Task directions: Locate the lines of the listing below that hold "matplotlib", then copy each of them.

'''

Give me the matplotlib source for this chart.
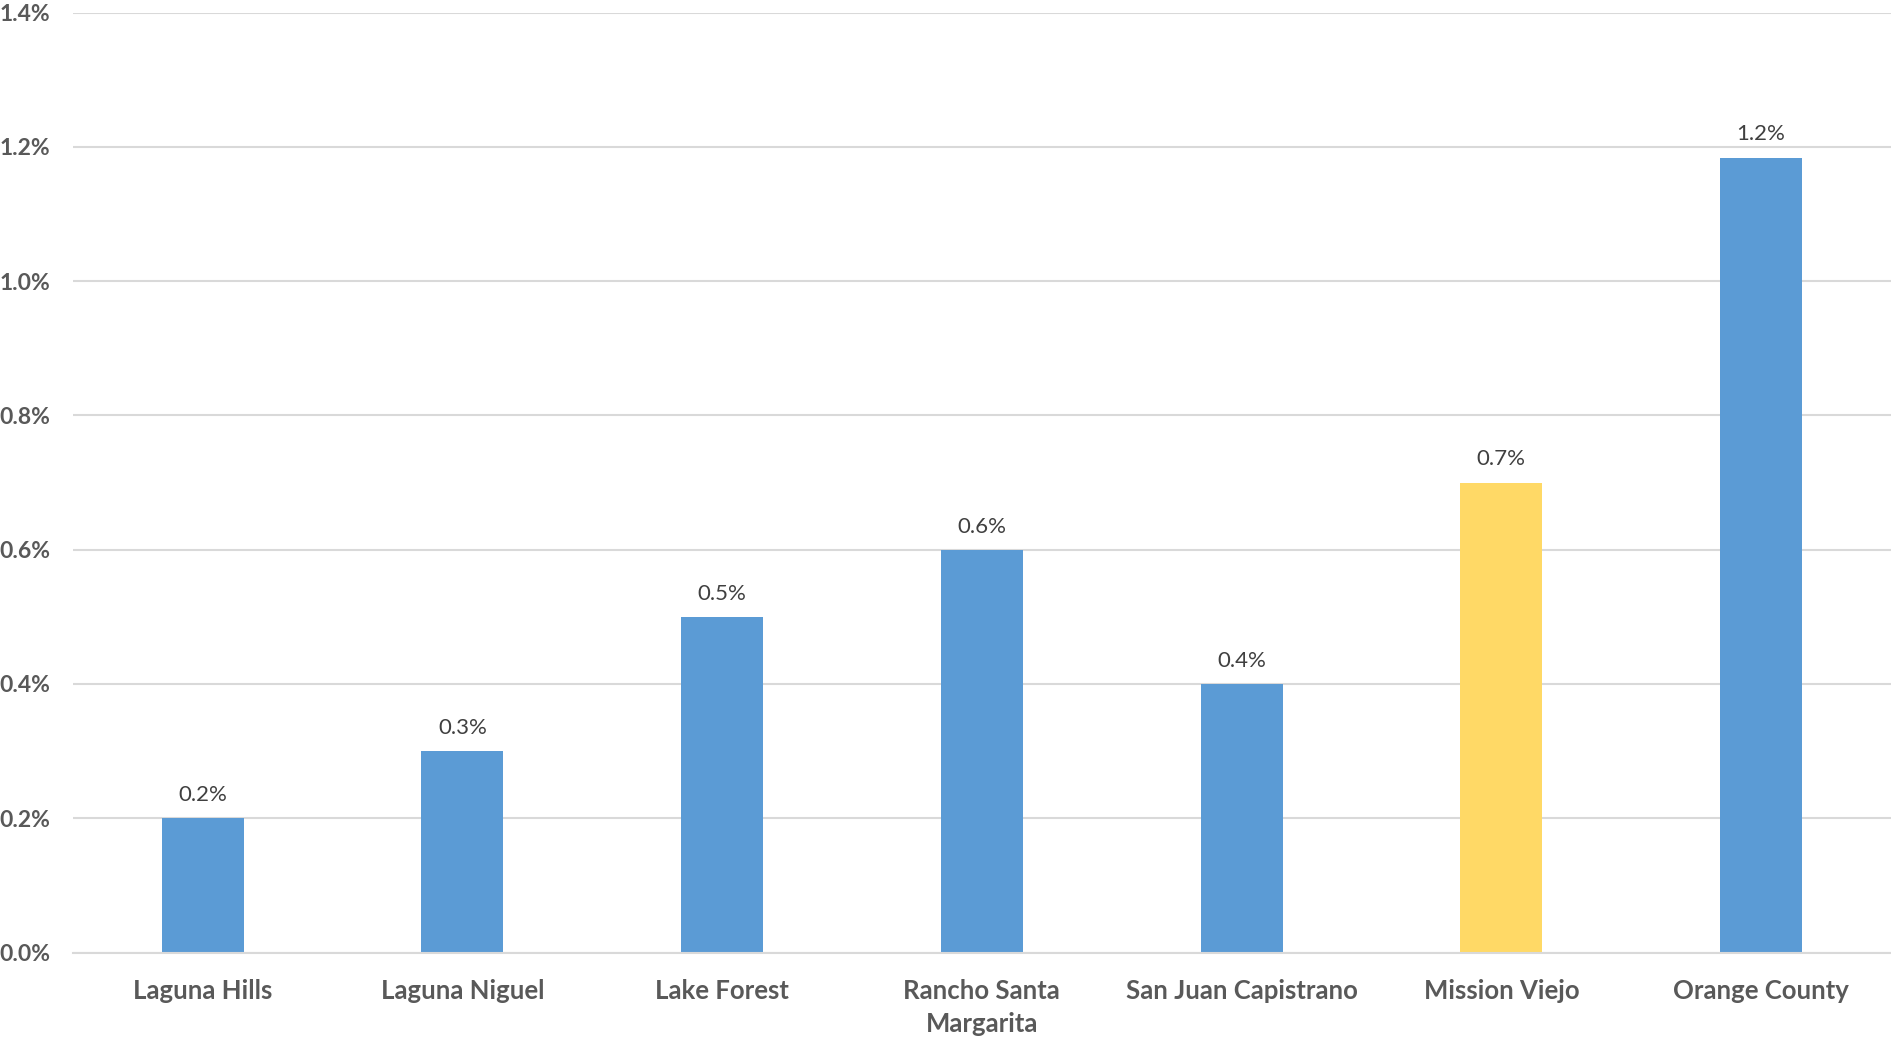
import matplotlib.pyplot as plt
from matplotlib.ticker import FuncFormatter

# ciudades y crecimiento anual
ciudades = ["Laguna Hills", "Laguna Niguel", "Lake Forest", "Rancho Santa\nMargarita",
            "San Juan Capistrano", "Mission Viejo", "Orange County"]
crecimiento = [0.2, 0.3, 0.5, 0.6, 0.4, 0.7, 1.184]
destacada = "Mission Viejo"

azul = "#5B9BD5"
amarillo = "#FFD966"
colores = [amarillo if c == destacada else azul for c in ciudades]

fig = plt.figure(figsize=(18.91, 10.39), dpi=100)
ax = fig.add_axes([72.7 / 1891, 1 - 952.6 / 1039, 1 - 72.7 / 1891, (952.6 - 12.5) / 1039])

x = range(len(ciudades))
barras = ax.bar(x, crecimiento, width=0.316, color=colores, zorder=3)

for b, v in zip(barras, crecimiento):
    ax.annotate(f"{v:.1f}%", (b.get_x() + b.get_width() / 2, v),
                xytext=(0, 9.5), textcoords="offset points", ha="center", va="bottom",
                fontsize=16, color="#404040", family="Lato")

ax.set_xlim(-0.5, len(ciudades) - 0.5)
ax.set_ylim(0, 1.4)
ax.set_yticks([0, 0.2, 0.4, 0.6, 0.8, 1.0, 1.2, 1.4])
ax.yaxis.set_major_formatter(FuncFormatter(lambda v, p: f"{v:.1f}%"))
ax.set_xticks(list(x))
ax.set_xticklabels(ciudades, fontsize=18.5, fontweight="bold", color="#595959",
                   family="Lato", linespacing=1.45)
for t in ax.get_yticklabels():
    t.set_fontsize(16.5)
    t.set_fontweight("bold")
    t.set_color("#595959")
    t.set_family("Lato")

ax.grid(axis="y", color="#D9D9D9", linewidth=1.5, zorder=0)
ax.tick_params(axis="both", length=0)
ax.tick_params(axis="x", pad=19)
ax.tick_params(axis="y", pad=16)
for lado in ["top", "right", "left"]:
    ax.spines[lado].set_visible(False)
ax.spines["bottom"].set_color("#D9D9D9")
ax.spines["bottom"].set_linewidth(1.5)
ax.spines["bottom"].set_zorder(4)

fig.savefig("out.png", dpi=100)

'''

Response to this task:
Give me the matplotlib source for this chart.
import matplotlib.pyplot as plt
from matplotlib.ticker import FuncFormatter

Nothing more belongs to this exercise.